Total KV cache capacity (n_ctx) is shared across all active sequences:

n_ctx = 8192
n_parallel = 8
max_per_sequence = n_ctx / n_parallel = 1024 tokens

The server tracks positions per sequence and enforces limits. When a sequence completes, llama_memory_seq_rm frees its cache slots for reuse.

Alternatives Considered

Thread Pool in C++

Run the batching loop entirely in C++ with a thread pool. Rejected because:

  • Harder to debug and monitor from Elixir
  • Loses BEAM's process supervision and fault tolerance
  • More complex error handling across the language boundary

One GenServer per Sequence

Each sequence gets its own GenServer + context. Rejected because:

  • No batching benefit — each forward pass is still single-sequence
  • N contexts × N KV caches = much higher memory usage
  • Does not leverage GPU parallelism

Nx.Serving

Wrap as an Nx.Serving for automatic batching.
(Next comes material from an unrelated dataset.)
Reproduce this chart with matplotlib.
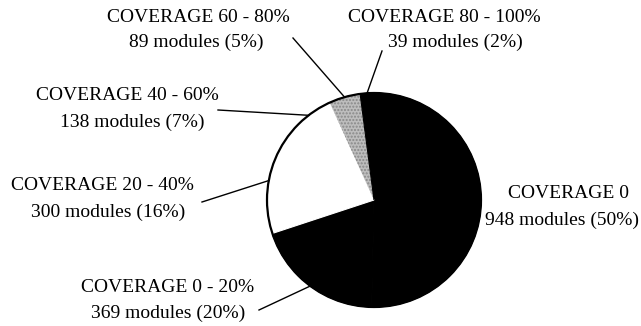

This is planned as an optional Phase 5 integration, but the core batcher is a GenServer for:

  • No Nx dependency in the core library
  • More control over sequence lifecycle and KV cache management
  • Simpler mental model for users not using Nx

Consequences

  • The GenServer is a serialization point — all requests funnel through one process
  • This is by design: llama_decode is not thread-safe, and batching requires coordinated access to the shared context
  • The batch_timeout adds up to 20ms latency for the first request in a batch window
  • Memory usage is bounded by n_ctx total, divided among n_parallel sequences
  • Callers that are slower than generation speed won't cause backpressure issues (GenServer.reply is non-blocking)